Prevent re-entrancy on long running async methods

Sometimes you got async methods you know will run for some time and you want to prevent them from being called while a previous call has not yet finished.

For example, imagine a tool that creates a visualization of the storage use per folder on your harddrive. In order to do that, it has to scan all folders recursively to get the size data. This is a very long task indeed, probably on the order of minutes.

Now while that scanning process is running, it makes hardly any sense to start another one, in fact doing so would slow down the first. Of course, you can prevent that on the UI level, by just disabling the command bound to the “Scan” button once a scan has started and re-enabling it once the scan has finished.

But what if you are writing the API of the file-system scanner, but not the UI? In other words, you got no control over the UI, yet you still want to prevent such simultaneous calls to your scan method?

Let’s say you expose the following API:

public class FileSystemFacade
{
    readonly IFolder _rootFolder;

    // ... other stuff like the constructor etc.

    public Task<long> GetTotalSizeAsync() => _rootFolder.GetSizeAsync();
}

where IFolder.GetSizeAsync() is the method that can run for quite some time.

Remember that Tasks are not really anything special (although the compiler builds some magic around them when encountering await keywords), they are just regular reference types, classes. So how about when being called we just remember the task and when called again we first check if it’s still running? If it is, we just return it, and only if it is no longer running we start a new one?

What would a test for this behavior look like?

[Test]
public async Task GetTotalSizeAsync_reuses_running_tasks()
{
    var root= Substitute.For<IFolder>();
    var underTest= new FileSystemFacade(root);

    var t1 = new Task<long>(() => 13);
    var t2 = new Task<long>(() => 17);
    root.GetSizeAsync().Returns(t1, t2);  // first call returns t1, 2nd t2
    
    // on the first call we should get t1
    underTest.GetTotalSizeAsync().Should().Be(t1);

    // make a 2nd call while the 1st is still running
    // should still be t1
    underTest.GetTotalSizeAsync().Should().Be(t1); // HERE

    // now make t1 finish
    t1.Start();
    await t1;

    // make a 3rd call after the 1st and 2nd have finished
    // this should now be t2
    underTest.GetTotalSizeAsync().Should().Be(t2);

    // tidy up
    t2.Start();
    await t2;
}

With the existing implementation, the line marked with // HERE will fail.

So far so good, we got an implementation idea and a failing test. Now let’s make that test pass by changing our implementation:

public class FileSystemFacade
{
    readonly IFolder _rootFolder;
    Task<long> _sizeTask;

    // ... other stuff like the constructor etc.

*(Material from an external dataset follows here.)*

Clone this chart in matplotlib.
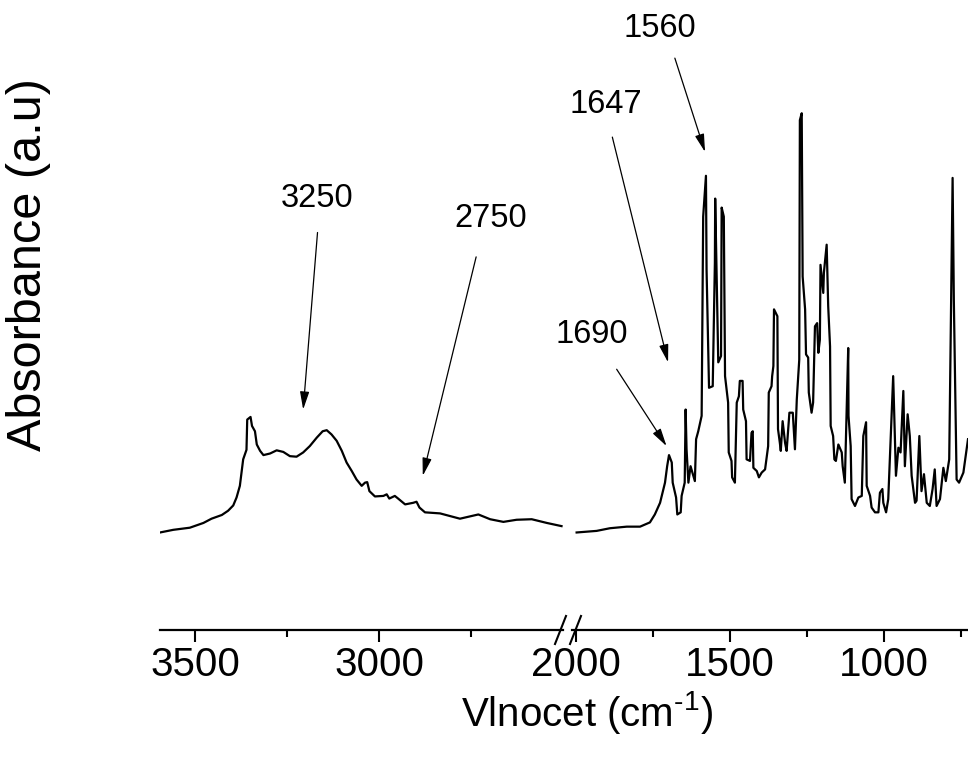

    public Task<long> GetTotalSizeAsync()
    {
        if (_sizeTask != null && !_sizeTask.IsCompleted) return _sizeTask;
        return _sizeTask = _rootFolder.GetSizeAsync();
    }
}

Et voilà, our test passes.

Of course, doing this means that the latest call to our method does not necessarily get the most up-to-date result. In many scenarios, though, like the disk size visualizer example used, this will not really matter.